Disclaimer: The following case study is illustrative of the work completed at Northrop Grumman. They outline how the goals and job of a UX Researcher have been accomplished. The process, results, and outcomes are all based on real situations; however, the scenario, data, and application have all been adjusted to be publicly consumable.
Business to Business: End User Focused
Scenario:
Thunder LLC has been contacted by Hospital Zep with a request to update Hospital Zep’s Oncology Wing. Thunder LLC has accepted this request and has begun work on the plans for the update. The update will be known as Solution Storm Cloud. Within Solution Storm Cloud are several projects, such as Project Rain Drop, which encompasses the effort to update and create new nurse interfaces. The initial research of Project Rain Drop, identified the following critical updates;
Improve nurse-to-nurse communication during shift changeover
Improve situational awareness of medication stock
Enable simplified scheduling of patient procedures.
These updates would be implemented while retaining the following capabilities.
View patient information pages
View fellow nurse schedules
A contact list separated by internal and external numbers
These tasks for Project Rain Drop were broken up among the UX Team, with each member focusing on a specific update. However, those team members will work collaboratively to ensure consistency throughout the interfaces across Project Rain Drop.
Solution Storm Cloud is being developed in an Agile environment where multiple stakeholders are working in tandem. This includes the software developers who will be creating the code or other UX team members who are focusing on other aspects of Project Rain Drop. In addition, there are other teams internal to Thunder LLC who have their own requirements for Solution Storm Cloud. These requirements may be based on medical regulations, security, or health and safety. Final stakeholders include Hospital Zep, who will be buying Solution Storm Cloud, and the nurses who will be using portions like Project Rain Drop in their day-to-day operations.
Case Study 3: Preventing Requirements from Causing Adverse Effects on Users
Background:
While working with the software team on Project Rain Drop, a requirement, defined by a hardware safety team, was brought up. The software team explained there will be a need for the Project Rain Drop to implement an alarm every time someone accesses an access port. This was immediately concerning because Nurse’s accessing the access port every time a patient is administered medication. This requirement would mean an alarm would trigger every time a nurse is completing a daily task. The association of an alarm to a daily task could cause the “cry wolf affect” to occur.
Objective:
Research the origin of this requirement to better understand the intention of the requirement. Use this understanding to determine the best path forward; ensuring the intent of the requirement is being met in a way that does not cause further issues for the user.
Method:
Meet with the hardware safety team to determine the intent of the requirement and provide context as to why this could lead for unintended issues.

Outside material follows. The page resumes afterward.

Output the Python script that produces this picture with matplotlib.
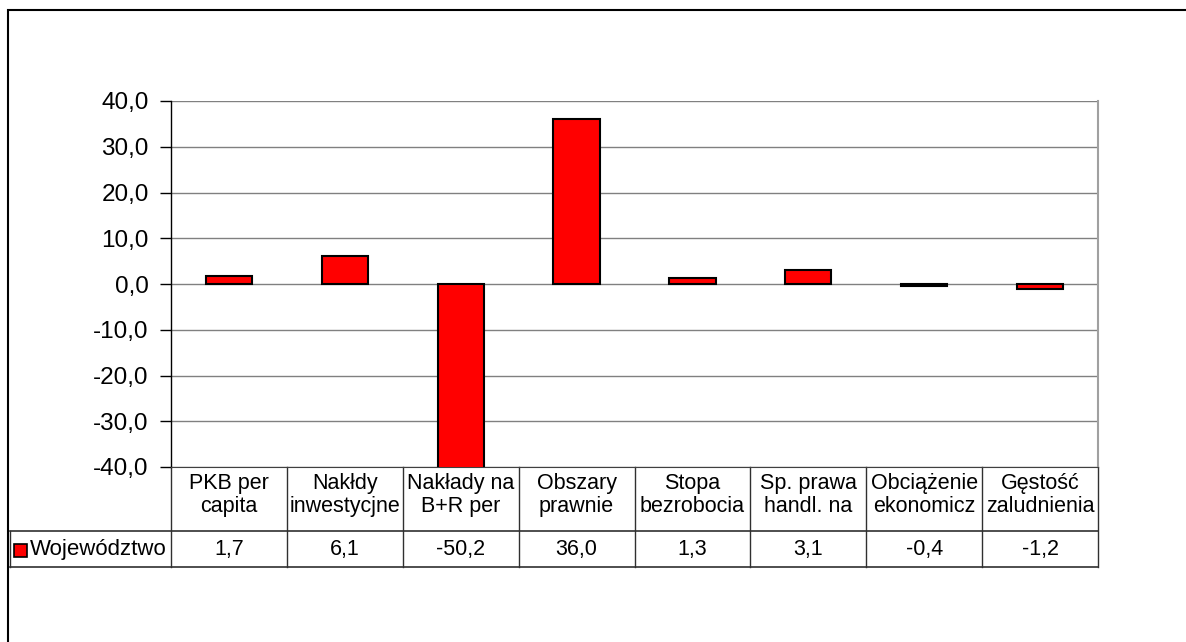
import matplotlib
matplotlib.use('Agg')
import matplotlib.pyplot as plt
import matplotlib.transforms as mtransforms
from matplotlib.patches import Rectangle
from matplotlib.ticker import FuncFormatter

plt.rcParams['font.family'] = ['Liberation Sans', 'DejaVu Sans']

# data
categories = ['PKB per\ncapita', 'Nakłdy\ninwestycjne', 'Nakłady na\nB+R per',
              'Obszary\nprawnie', 'Stopa\nbezrobocia', 'Sp. prawa\nhandl. na',
              'Obciążenie\nekonomicz', 'Gęstość\nzaludnienia']
series_name = 'Województwo'
values = [1.7, 6.1, -50.2, 36.0, 1.3, 3.1, -0.4, -1.2]
yticks = [-40, -30, -20, -10, 0, 10, 20, 30, 40]

# layout in pixels of the 1186x642 picture
W, H = 1186, 642
L, T, R, B = 171, 101, 1098, 467
ROW1, ROW2 = 531, 567      # header row bottom, data row bottom
LEG_X = 10                 # left edge of the legend cell

fig = plt.figure(figsize=(W / 100, H / 100), dpi=100)
ax = fig.add_axes([L / W, 1 - B / H, (R - L) / W, (B - T) / H])

x = list(range(len(values)))
ax.bar(x, values, width=0.4, color='#ff0000', edgecolor='black',
       linewidth=1.5, zorder=3)

ax.set_xlim(-0.5, len(values) - 0.5)
ax.set_ylim(-40, 40)
ax.set_yticks(yticks)
ax.yaxis.set_major_formatter(FuncFormatter(lambda v, p: f'{v:.1f}'.replace('.', ',')))
ax.set_xticks([])
ax.tick_params(axis='y', length=8, width=1, pad=8, labelsize=17.5, colors='black')
ax.yaxis.grid(True, color='#808080', linewidth=1, zorder=1)
ax.set_axisbelow(True)

ax.spines['top'].set_visible(False)
ax.spines['right'].set_color('#a0a0a0')
ax.spines['right'].set_linewidth(1.5)
ax.spines['bottom'].set_color('#404040')
ax.spines['left'].set_color('black')
ax.spines['left'].set_linewidth(1)

# data table under the plot
trans = mtransforms.blended_transform_factory(ax.transData, ax.transAxes)
unit = (R - L) / len(values)


def yf(p):
    return (B - p) / (B - T)


def xd(p):
    return -0.5 + (p - L) / unit


lc = '#303030'
for i in range(len(values) + 1):
    ax.plot([i - 0.5, i - 0.5], [0, yf(ROW2)], color=lc, lw=1,
            transform=trans, clip_on=False)
for p in (ROW1, ROW2):
    ax.plot([xd(LEG_X), len(values) - 0.5], [yf(p), yf(p)], color=lc, lw=1.2,
            transform=trans, clip_on=False)
ax.plot([xd(LEG_X), xd(LEG_X)], [yf(ROW1), yf(ROW2)], color=lc, lw=1,
        transform=trans, clip_on=False)

for i, (c, v) in enumerate(zip(categories, values)):
    ax.text(i, yf(495), c, transform=trans, ha='center', va='center',
            fontsize=15.5, linespacing=1.15, clip_on=False)
    ax.text(i, yf(550), f'{v:.1f}'.replace('.', ','), transform=trans,
            ha='center', va='center', fontsize=15.5, clip_on=False)

# legend key in the table
fig.patches.append(Rectangle((14 / W, 1 - 557 / H), 13 / W, 13 / H,
                             transform=fig.transFigure, facecolor='#ff0000',
                             edgecolor='black', linewidth=1.2))
fig.text(30 / W, 1 - 550 / H, series_name, ha='left', va='center', fontsize=16)

# chart area border (only left and top fall inside the picture)
fig.patches.append(Rectangle((8 / W, -0.1), 1.2, 1.1 - 10 / H,
                             transform=fig.transFigure, fill=False,
                             edgecolor='black', linewidth=1.5))

fig.savefig('out.png', dpi=100)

Determine alternative ways to meet the requirements intent without causing unintended consequences.
Bring alternative requirements and solutions to the hardware safety team for feedback and potential implementation.
Results
Requirement Intent
Nosocomial infections can occur when an access port is left exposed. These infections cost hospitals billions of dollars annually. This requirement’s intent is to aid in reducing the number of nosocomial infections that occur by alerting the nurses when a port is accessed.
The cry wolf effect was explained to the Hardware safety team. Specifically, the potential effect of the Cry Wolf Effect on the frequency of nosocomial infections. There is the potential for the frequency to not change or increase due to the nurses not recognizing the alarm as an actual issue that needs to be fixed.
Alternative solutions
The alarm should not be provided when the port is initially accessed. Based on the intent of the requirement there needs to be a definition as to when the port has been left exposed for too long.
Request to alter the requirement so there is a defined time frame the port can be left open. This will prevent the cry wolf affect and while also adding the advantage of indicating to the nurse if the access port needs to be re-sanitized even if they are still actively giving medication.
Conclusion
After explaining the adverse effects of the requirement’s current verbiage, the new ask and positive outcome were presented to the hardware safety team. They agreed that the intent of the requirement was not being met by the way it was currently worded. There was discussion of utilizing the current protocols nurse’s have pertaining to sanitization to add further definition to the requirement. Once the requirement verbiage is adjusted the hardware safety team will send the new requirement to the UX team for feedback and situational awareness. Once the requirement’s verbiage is re-solidified the UX team will review the best way to implement the need into Project Rain Drop.